Sunday, March 23, 2014

The She-Creature!


The She Creature is yet another of those vintage monster flicks which has eluded me until I got hold of a copy and enjoyed it recently. The monster, designed by Paul Blaisdell, has been part of my imaginative world since I first got a look at on an old issue Famous Monsters of Filmland with a wonderful cover which I recently learned was by Ron Cobb.

Ron Cobb
The story is purports to be based on true event,  not quite what I expected. It has elements of The Mummy, The Creature from the Black Lagoon, with a dash of Mandrake the Magician thrown in to boot. The story concerns Dr. Carlo Lombardi,  an unscrupulous tuxedo-wearing stage hypnotist (Chester Morris) who has under his thrall a lovely  young woman named Andrea Talbot (Marla English) and is somehow able to tap into her long-ago life as a prehistoric sea-monster and bring that monster into the modern world. The notion is that we all have lived many many lives over the eons, and some of those lives were not human. A rather severe and forlorn looking scientist, Dr. Ted Erickson (Lance Fuller) slowly discovers the situation, especially when Lombardi uses the beast to commit murders. The infamy of the murders cause mildly greedy publisher Tim Chappel (Tom Conway) to try and make Lombardi a celebrity and sell books on the back of that. Both men do quite well financially, but eventually it all goes to smash.

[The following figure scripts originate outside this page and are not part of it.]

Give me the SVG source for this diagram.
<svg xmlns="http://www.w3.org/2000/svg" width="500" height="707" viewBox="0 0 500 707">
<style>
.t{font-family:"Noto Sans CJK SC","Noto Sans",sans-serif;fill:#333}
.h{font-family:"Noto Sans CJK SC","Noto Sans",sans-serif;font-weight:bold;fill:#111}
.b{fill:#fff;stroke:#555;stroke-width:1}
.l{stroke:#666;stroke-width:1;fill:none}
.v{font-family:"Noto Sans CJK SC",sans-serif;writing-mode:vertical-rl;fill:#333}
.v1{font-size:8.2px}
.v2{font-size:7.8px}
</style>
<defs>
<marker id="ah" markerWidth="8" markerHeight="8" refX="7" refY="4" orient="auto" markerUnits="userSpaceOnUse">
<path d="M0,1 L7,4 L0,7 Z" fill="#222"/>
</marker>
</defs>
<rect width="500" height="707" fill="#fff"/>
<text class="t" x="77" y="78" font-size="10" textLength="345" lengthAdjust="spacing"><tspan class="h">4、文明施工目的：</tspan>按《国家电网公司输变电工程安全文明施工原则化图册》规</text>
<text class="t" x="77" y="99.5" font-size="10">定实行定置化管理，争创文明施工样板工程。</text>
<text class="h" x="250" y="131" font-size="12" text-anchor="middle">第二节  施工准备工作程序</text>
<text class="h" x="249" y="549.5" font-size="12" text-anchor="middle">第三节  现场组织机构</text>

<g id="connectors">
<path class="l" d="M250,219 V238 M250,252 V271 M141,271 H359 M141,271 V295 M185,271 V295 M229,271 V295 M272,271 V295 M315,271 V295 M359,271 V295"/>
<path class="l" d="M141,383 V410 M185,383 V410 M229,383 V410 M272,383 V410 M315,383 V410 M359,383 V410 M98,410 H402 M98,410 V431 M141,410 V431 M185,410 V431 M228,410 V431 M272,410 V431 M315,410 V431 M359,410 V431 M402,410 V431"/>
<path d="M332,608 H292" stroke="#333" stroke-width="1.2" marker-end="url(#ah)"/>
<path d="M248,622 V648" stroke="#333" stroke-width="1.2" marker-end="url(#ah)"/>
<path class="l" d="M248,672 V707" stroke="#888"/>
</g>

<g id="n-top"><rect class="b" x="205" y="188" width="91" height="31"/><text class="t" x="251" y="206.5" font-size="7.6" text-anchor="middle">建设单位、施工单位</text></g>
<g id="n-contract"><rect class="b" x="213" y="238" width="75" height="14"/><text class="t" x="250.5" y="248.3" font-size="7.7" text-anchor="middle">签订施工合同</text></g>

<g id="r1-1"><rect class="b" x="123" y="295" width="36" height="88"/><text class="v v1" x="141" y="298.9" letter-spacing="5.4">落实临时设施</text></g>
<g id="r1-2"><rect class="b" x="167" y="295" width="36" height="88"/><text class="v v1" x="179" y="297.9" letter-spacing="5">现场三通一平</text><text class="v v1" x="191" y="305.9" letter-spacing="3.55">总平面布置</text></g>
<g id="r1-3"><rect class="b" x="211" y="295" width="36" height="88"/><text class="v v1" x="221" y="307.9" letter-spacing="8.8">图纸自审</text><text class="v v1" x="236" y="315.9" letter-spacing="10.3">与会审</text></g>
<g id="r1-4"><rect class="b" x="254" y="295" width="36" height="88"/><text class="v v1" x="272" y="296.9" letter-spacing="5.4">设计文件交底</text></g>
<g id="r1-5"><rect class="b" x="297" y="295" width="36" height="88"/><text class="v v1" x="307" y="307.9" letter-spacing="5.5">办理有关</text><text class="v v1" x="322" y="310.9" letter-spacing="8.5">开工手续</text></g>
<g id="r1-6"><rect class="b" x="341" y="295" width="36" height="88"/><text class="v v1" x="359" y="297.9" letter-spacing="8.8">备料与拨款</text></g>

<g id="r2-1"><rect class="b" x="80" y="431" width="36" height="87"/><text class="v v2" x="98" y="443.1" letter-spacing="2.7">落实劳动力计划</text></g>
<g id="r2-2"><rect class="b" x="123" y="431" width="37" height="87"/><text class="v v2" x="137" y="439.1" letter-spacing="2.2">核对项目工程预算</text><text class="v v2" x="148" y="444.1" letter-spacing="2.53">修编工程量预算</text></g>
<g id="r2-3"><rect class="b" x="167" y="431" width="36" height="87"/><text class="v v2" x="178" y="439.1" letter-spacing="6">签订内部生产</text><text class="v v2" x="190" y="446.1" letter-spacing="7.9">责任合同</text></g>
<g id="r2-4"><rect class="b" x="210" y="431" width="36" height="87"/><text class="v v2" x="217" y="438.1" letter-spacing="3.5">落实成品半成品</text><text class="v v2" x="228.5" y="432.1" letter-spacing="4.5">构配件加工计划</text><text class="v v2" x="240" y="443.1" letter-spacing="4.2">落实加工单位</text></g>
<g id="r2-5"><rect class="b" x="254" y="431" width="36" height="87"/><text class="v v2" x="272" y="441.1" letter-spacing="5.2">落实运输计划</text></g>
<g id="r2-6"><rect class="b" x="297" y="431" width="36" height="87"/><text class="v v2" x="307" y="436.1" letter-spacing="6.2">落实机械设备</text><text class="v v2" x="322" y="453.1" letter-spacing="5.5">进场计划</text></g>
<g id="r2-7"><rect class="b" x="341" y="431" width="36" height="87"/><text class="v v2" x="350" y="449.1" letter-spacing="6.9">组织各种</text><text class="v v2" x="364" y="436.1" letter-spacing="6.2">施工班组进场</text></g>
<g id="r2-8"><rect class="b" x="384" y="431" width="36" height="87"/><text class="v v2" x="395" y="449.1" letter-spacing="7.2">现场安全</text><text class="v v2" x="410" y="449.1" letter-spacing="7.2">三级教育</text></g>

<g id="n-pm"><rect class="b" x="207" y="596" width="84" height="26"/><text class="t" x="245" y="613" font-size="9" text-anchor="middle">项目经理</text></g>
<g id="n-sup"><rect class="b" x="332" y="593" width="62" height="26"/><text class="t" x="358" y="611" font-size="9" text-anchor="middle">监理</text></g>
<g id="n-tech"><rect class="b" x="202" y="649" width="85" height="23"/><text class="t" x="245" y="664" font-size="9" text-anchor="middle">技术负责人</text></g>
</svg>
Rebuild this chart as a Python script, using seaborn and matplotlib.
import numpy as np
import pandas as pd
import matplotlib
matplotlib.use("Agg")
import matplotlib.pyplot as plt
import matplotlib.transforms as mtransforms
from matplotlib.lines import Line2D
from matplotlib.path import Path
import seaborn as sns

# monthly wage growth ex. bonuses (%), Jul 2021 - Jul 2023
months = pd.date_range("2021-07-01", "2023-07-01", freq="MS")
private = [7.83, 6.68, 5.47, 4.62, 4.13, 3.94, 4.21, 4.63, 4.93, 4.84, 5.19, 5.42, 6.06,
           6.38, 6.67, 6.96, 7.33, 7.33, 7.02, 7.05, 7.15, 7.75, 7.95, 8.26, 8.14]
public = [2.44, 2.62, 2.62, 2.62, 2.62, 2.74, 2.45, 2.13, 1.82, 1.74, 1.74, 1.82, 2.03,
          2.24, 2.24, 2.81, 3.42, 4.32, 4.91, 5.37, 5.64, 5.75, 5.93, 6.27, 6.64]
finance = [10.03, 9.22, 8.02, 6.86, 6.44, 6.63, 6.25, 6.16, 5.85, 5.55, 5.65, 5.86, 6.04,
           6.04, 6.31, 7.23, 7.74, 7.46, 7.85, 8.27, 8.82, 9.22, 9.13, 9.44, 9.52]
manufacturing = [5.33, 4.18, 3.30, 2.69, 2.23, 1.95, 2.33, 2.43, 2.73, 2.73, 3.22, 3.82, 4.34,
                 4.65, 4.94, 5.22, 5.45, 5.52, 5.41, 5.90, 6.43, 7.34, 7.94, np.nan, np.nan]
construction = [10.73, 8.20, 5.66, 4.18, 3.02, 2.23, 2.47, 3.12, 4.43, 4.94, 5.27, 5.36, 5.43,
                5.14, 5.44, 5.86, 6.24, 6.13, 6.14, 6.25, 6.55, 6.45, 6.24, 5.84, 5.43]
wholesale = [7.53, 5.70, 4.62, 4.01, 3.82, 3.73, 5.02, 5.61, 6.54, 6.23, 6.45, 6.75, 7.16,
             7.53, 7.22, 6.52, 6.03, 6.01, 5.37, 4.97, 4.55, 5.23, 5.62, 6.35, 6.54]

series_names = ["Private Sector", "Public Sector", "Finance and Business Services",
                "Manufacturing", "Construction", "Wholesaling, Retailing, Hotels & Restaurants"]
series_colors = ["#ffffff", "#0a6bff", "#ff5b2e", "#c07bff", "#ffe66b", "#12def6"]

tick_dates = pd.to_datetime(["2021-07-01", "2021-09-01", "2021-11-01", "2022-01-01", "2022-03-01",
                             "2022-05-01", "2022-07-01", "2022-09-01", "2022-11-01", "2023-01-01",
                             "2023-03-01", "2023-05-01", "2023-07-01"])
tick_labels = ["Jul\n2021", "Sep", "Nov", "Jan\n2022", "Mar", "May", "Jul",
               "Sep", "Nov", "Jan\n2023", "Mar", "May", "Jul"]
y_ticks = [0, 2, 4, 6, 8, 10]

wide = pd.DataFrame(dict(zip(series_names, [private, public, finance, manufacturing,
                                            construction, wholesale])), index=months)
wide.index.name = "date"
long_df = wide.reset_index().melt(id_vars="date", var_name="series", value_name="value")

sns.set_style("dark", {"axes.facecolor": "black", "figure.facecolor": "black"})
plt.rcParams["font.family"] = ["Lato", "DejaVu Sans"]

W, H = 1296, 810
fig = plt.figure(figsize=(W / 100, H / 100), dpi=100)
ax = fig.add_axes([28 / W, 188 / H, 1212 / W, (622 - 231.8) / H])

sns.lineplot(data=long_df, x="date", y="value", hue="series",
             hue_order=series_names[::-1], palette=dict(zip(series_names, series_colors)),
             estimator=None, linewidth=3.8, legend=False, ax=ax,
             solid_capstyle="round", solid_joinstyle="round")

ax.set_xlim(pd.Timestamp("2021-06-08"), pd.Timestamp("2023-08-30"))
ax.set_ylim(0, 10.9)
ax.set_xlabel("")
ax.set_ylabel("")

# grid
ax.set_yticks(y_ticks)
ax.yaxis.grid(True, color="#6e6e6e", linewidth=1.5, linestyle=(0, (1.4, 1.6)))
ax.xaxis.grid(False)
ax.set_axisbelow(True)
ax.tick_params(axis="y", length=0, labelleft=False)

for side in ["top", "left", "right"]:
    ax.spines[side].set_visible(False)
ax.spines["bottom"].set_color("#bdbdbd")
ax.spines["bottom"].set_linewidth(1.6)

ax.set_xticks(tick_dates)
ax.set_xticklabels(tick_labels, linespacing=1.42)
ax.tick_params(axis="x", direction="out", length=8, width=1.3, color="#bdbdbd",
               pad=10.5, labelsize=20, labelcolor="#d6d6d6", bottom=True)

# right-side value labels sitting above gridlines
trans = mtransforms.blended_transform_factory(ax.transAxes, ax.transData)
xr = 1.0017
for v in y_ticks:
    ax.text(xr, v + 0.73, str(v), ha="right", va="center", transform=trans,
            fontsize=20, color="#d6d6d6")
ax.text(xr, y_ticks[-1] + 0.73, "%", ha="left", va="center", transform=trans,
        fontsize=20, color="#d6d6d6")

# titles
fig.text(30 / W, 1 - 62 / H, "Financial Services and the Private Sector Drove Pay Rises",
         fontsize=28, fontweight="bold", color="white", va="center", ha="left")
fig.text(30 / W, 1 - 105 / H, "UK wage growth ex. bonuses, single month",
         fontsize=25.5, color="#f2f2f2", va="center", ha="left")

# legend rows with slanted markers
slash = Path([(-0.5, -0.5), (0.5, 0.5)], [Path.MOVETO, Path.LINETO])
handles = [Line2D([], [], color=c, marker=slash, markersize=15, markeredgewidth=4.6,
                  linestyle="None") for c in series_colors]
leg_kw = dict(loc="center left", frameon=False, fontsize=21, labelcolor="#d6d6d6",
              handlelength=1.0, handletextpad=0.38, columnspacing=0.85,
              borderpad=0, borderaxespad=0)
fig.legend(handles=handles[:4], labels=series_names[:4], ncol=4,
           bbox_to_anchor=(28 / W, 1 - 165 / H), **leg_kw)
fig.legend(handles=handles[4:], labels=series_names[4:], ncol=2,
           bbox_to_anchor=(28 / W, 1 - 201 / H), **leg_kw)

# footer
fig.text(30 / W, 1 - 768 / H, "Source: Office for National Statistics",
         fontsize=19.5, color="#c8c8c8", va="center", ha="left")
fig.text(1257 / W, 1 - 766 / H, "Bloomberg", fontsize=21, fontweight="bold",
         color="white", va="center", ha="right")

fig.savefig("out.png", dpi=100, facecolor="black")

It's a much more complicated story than you'd actually expect for a monster movie. That is likely due to its source, the story it's based on, a notorious news item of the day in which a woman Virginia Tighe claimed to have been reincarnated many and once was known in years previous as Bridey Murphy. To be fair to the movie, there is some strong attempts to bring out some distinctive characters and explore some odd relationships. They fall short, but they try. But the story really picks up when the monster appears out of a hazy mist and wreaks whatever havoc is called for. The monster design is an oddity. It's not really good, but it's incredibly memorable and while there's little time explaining it all, the whole of the yarn does add up.


This isn't by any means a bad movie, but it's not really a good one either,not in any objective sense. But it is entertaining at times. It performs as genre flicks of this kind ought, supplying the necessary distractions at the proper moment.  It's well worth checking out.